Namun, berita tersebut punya dimensi lain saat saya menelusuri melalui kompas.com (22/1). Disebutkan bahwa ada seorang petani bernama Agus Widiaputra, warga RT 25 RW 3, Kedung Gebang, Kecamatan Tegaldlimo, Kabupaten Banyuwangi, yang membuang buah karena sudah tidak layak konsumsi. Ya, buah yang busuk, mau tak mau harus dibuang.

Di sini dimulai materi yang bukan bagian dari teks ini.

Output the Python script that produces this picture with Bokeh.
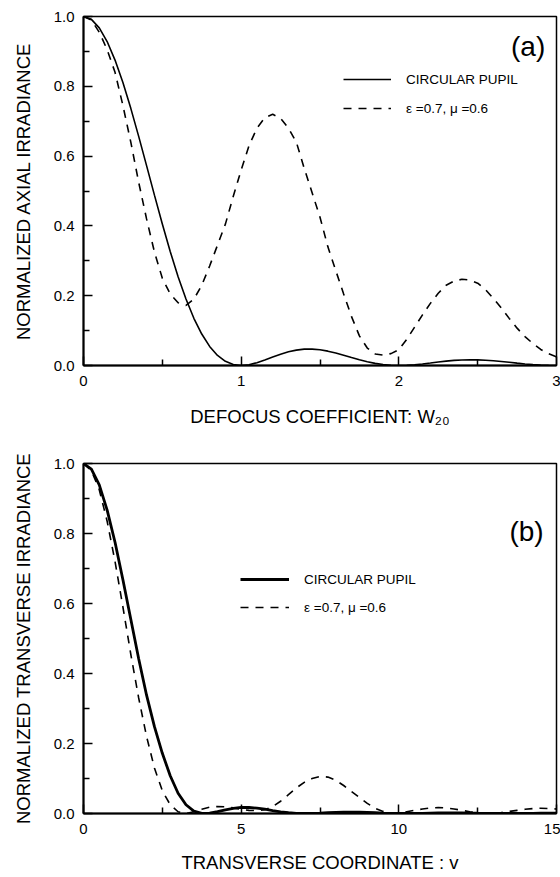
from bokeh.plotting import figure
from bokeh.models import (FixedTicker, PrintfTickFormatter, Legend, LegendItem,
                          Label, Range1d)
from bokeh.layouts import column
from bokeh.embed import file_html
from bokeh.resources import INLINE

# ---------------- data: panel (a) ----------------
w20 = [0.0, 0.05, 0.1, 0.15, 0.2, 0.25, 0.3, 0.35, 0.4, 0.45, 0.5, 0.55, 0.6, 0.65, 0.7,
       0.75, 0.8, 0.85, 0.9, 0.95, 1.0, 1.05, 1.1, 1.15, 1.2, 1.25, 1.3, 1.35, 1.4, 1.45,
       1.5, 1.55, 1.6, 1.65, 1.7, 1.75, 1.8, 1.85, 1.9, 1.95, 2.0, 2.05, 2.1, 2.15, 2.2,
       2.25, 2.3, 2.35, 2.4, 2.45, 2.5, 2.55, 2.6, 2.65, 2.7, 2.75, 2.8, 2.85, 2.9, 2.95, 3.0]
axial_circular = [1.0, 0.9918, 0.9675, 0.9282, 0.8751, 0.8106, 0.7368, 0.6566, 0.5728, 0.4881,
                  0.4053, 0.3267, 0.2546, 0.1904, 0.1353, 0.0901, 0.0547, 0.0289, 0.0119, 0.0027,
                  0.0, 0.0023, 0.0080, 0.0158, 0.0243, 0.0324, 0.0392, 0.0441, 0.0468, 0.0470,
                  0.0450, 0.0411, 0.0358, 0.0295, 0.0229, 0.0165, 0.0108, 0.0061, 0.0027, 0.0007,
                  0.0, 0.0006, 0.0022, 0.0045, 0.0072, 0.0100, 0.0125, 0.0146, 0.0159, 0.0165,
                  0.0162, 0.0152, 0.0136, 0.0115, 0.0091, 0.0067, 0.0045, 0.0026, 0.0012, 0.0003, 0.0]
axial_annular = [1.0, 0.99, 0.955, 0.905, 0.84, 0.745, 0.64, 0.525, 0.42, 0.325,
                 0.25, 0.205, 0.18, 0.172, 0.19, 0.23, 0.285, 0.345, 0.405, 0.485,
                 0.56, 0.63, 0.68, 0.71, 0.72, 0.708, 0.68, 0.64, 0.565, 0.495,
                 0.425, 0.34, 0.272, 0.205, 0.14, 0.085, 0.05, 0.033, 0.03, 0.034,
                 0.045, 0.075, 0.11, 0.145, 0.178, 0.207, 0.23, 0.242, 0.247, 0.245,
                 0.236, 0.217, 0.192, 0.165, 0.135, 0.107, 0.083, 0.063, 0.046, 0.034, 0.025]

# ---------------- data: panel (b) ----------------
v = [0.0, 0.25, 0.5, 0.75, 1.0, 1.25, 1.5, 1.75, 2.0, 2.25, 2.5, 2.75, 3.0, 3.25, 3.5,
     3.75, 4.0, 4.25, 4.5, 4.75, 5.0, 5.25, 5.5, 5.75, 6.0, 6.25, 6.5, 6.75, 7.0,
     7.25, 7.5, 7.75, 8.0, 8.25, 8.5, 8.75, 9.0, 9.25, 9.5, 9.75, 10.0, 10.25,
     10.5, 10.75, 11.0, 11.25, 11.5, 11.75, 12.0, 12.25, 12.5, 12.75, 13.0, 13.25,
     13.5, 13.75, 14.0, 14.25, 14.5, 14.75, 15.0]
transverse_circular = [1.0, 0.984, 0.939, 0.867, 0.775, 0.668, 0.555, 0.442, 0.338, 0.248,
                       0.172, 0.108, 0.058, 0.025, 0.007,
                       0.0005, 0.0012, 0.0054, 0.0105, 0.0148, 0.0172, 0.0172, 0.0154, 0.0123,
                       0.0085, 0.0048, 0.0022, 0.0006, 0.0,
                       0.0004, 0.0013, 0.0024, 0.0034, 0.0041, 0.0041, 0.0037, 0.003, 0.0021,
                       0.0012, 0.0005, 0.0001, 0.0,
                       0.0002, 0.0006, 0.001, 0.0014, 0.0016, 0.0016, 0.0014, 0.0011, 0.0007,
                       0.0004, 0.0001, 0.0,
                       0.0, 0.0002, 0.0004, 0.0006, 0.0007, 0.0008, 0.0007]
transverse_annular = [1.0, 0.98, 0.925, 0.835, 0.72, 0.59, 0.455, 0.33, 0.22, 0.13,
                      0.065, 0.025, 0.005, 0.0, 0.005,
                      0.012, 0.018, 0.02, 0.019, 0.016, 0.012, 0.009, 0.008, 0.011, 0.02,
                      0.035, 0.054, 0.073, 0.089,
                      0.1, 0.106, 0.104, 0.095, 0.08, 0.063, 0.046, 0.029, 0.015, 0.006,
                      0.002, 0.002, 0.005,
                      0.009, 0.013, 0.016, 0.017, 0.016, 0.013, 0.009, 0.005, 0.002, 0.001,
                      0.001, 0.003,
                      0.006, 0.009, 0.012, 0.014, 0.015, 0.014, 0.013]

y_ticks = [0.0, 0.2, 0.4, 0.6, 0.8, 1.0]
y_minor = [0.1, 0.3, 0.5, 0.7, 0.9]
xa_ticks = [0, 1, 2, 3]
xa_minor = [0.5, 1.5, 2.5]
xb_ticks = [0, 5, 10, 15]
xb_minor = [2.5, 7.5, 12.5]

label_circ = "CIRCULAR PUPIL"
label_ann = "\u03b5 =0.7, \u03bc =0.6"

FONT = "Liberation Sans"


def style(p, xticks, xminor, xlabel, ylabel):
    p.xgrid.visible = False
    p.ygrid.visible = False
    p.outline_line_color = "black"
    p.outline_line_width = 1.5
    p.outline_line_alpha = 1.0
    p.background_fill_color = "white"
    p.border_fill_color = "white"
    p.xaxis.ticker = FixedTicker(ticks=xticks, minor_ticks=xminor)
    p.yaxis.ticker = FixedTicker(ticks=y_ticks, minor_ticks=y_minor)
    p.yaxis.formatter = PrintfTickFormatter(format="%.1f")
    p.xaxis.axis_label = xlabel
    p.yaxis.axis_label = ylabel
    for ax in (p.xaxis[0], p.yaxis[0]):
        ax.axis_line_color = "black"
        ax.axis_line_width = 2
        ax.major_tick_in = 9
        ax.major_tick_out = 0
        ax.minor_tick_in = 6
        ax.minor_tick_out = 0
        ax.major_tick_line_color = "black"
        ax.minor_tick_line_color = "black"
        ax.major_tick_line_width = 1.5
        ax.minor_tick_line_width = 1.5
        ax.major_label_text_font = FONT
        ax.major_label_text_font_size = "15px"
        ax.major_label_text_color = "black"
        ax.axis_label_text_font = FONT
        ax.axis_label_text_font_size = "18.5px"
        ax.axis_label_text_font_style = "normal"
        ax.axis_label_text_color = "black"
    p.xaxis.major_label_standoff = 10
    p.yaxis.major_label_standoff = 9
    p.yaxis.axis_label_standoff = 17


# ---------------- panel (a) ----------------
p1 = figure(width=560, height=445, output_backend="svg", toolbar_location=None,
            x_range=Range1d(0, 3), y_range=Range1d(0, 1),
            min_border_left=82, min_border_right=4, min_border_top=16, min_border_bottom=80)
style(p1, xa_ticks, xa_minor, "DEFOCUS COEFFICIENT: W\u2082\u2080",
      "NORMALIZED AXIAL IRRADIANCE")
p1.xaxis.axis_label_standoff = 17
r1a = p1.line(w20, axial_circular, line_color="black", line_width=1.6)
r1b = p1.line(w20, axial_annular, line_color="black", line_width=1.6, line_dash="8 7")
leg1 = Legend(items=[LegendItem(label=label_circ, renderers=[r1a]),
                     LegendItem(label=label_ann, renderers=[r1b])],
              location=(260, 247), glyph_width=48, glyph_height=20, label_height=20,
              label_standoff=15, spacing=9, padding=0, margin=0,
              border_line_alpha=0, background_fill_alpha=0,
              label_text_font=FONT, label_text_font_size="13.5px", label_text_color="black")
p1.add_layout(leg1)
p1.add_layout(Label(x=2.82, y=0.915, text="(a)", text_align="center", text_baseline="middle",
                    text_font=FONT, text_font_size="28px", text_color="black"))

# ---------------- panel (b) ----------------
p2 = figure(width=560, height=432, output_backend="svg", toolbar_location=None,
            x_range=Range1d(0, 15), y_range=Range1d(0, 1),
            min_border_left=83, min_border_right=3, min_border_top=18, min_border_bottom=64)
style(p2, xb_ticks, xb_minor, "TRANSVERSE COORDINATE : v",
      "NORMALIZED TRANSVERSE IRRADIANCE")
p2.xaxis.axis_label_standoff = 15
p2.xaxis.major_label_standoff = 10
r2a = p2.line(v, transverse_circular, line_color="black", line_width=2.8)
r2b = p2.line(v, transverse_annular, line_color="black", line_width=1.6, line_dash="8 7")
leg2 = Legend(items=[LegendItem(label=label_circ, renderers=[r2a]),
                     LegendItem(label=label_ann, renderers=[r2b])],
              location=(157, 196), glyph_width=49, glyph_height=20, label_height=20,
              label_standoff=15, spacing=8, padding=0, margin=0,
              border_line_alpha=0, background_fill_alpha=0,
              label_text_font=FONT, label_text_font_size="13.5px", label_text_color="black")
p2.add_layout(leg2)
p2.add_layout(Label(x=14.05, y=0.805, text="(b)", text_align="center", text_baseline="middle",
                    text_font=FONT, text_font_size="28px", text_color="black"))

layout = column(p1, p2, spacing=0)
open("out.html", "w").write(file_html(layout, INLINE))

Artinya, meskipun tindakan membuang ke sungai dapat dipertanyakan apakah merupakan hal yang tepat dilihat dari aspek lingkungan, alasan pembuangan sebetulnya bukan karena protes petani terhadap anjloknya harga. Â
Bahwa anjloknya harga adalah fakta yang perlu dicarikan solusinya oleh berbagai pihak terkait, khususnya pemerintah. Mungkin upaya pembinaan dan sosialisasi dari dinas pertanian setempat kepada para petani harus lebih diintensifkan lagi agar panen tidak terjadi secara massal, dan secara teknis tidak banyak hasil panen yang busuk.
Tapi soal pembuangan buah naga dikaitkan dengan protes atas anjloknya harga perlu dicermati akurasinya. Soalnya saat ini adalah tahun politik, semua hal bisa dipolitisir.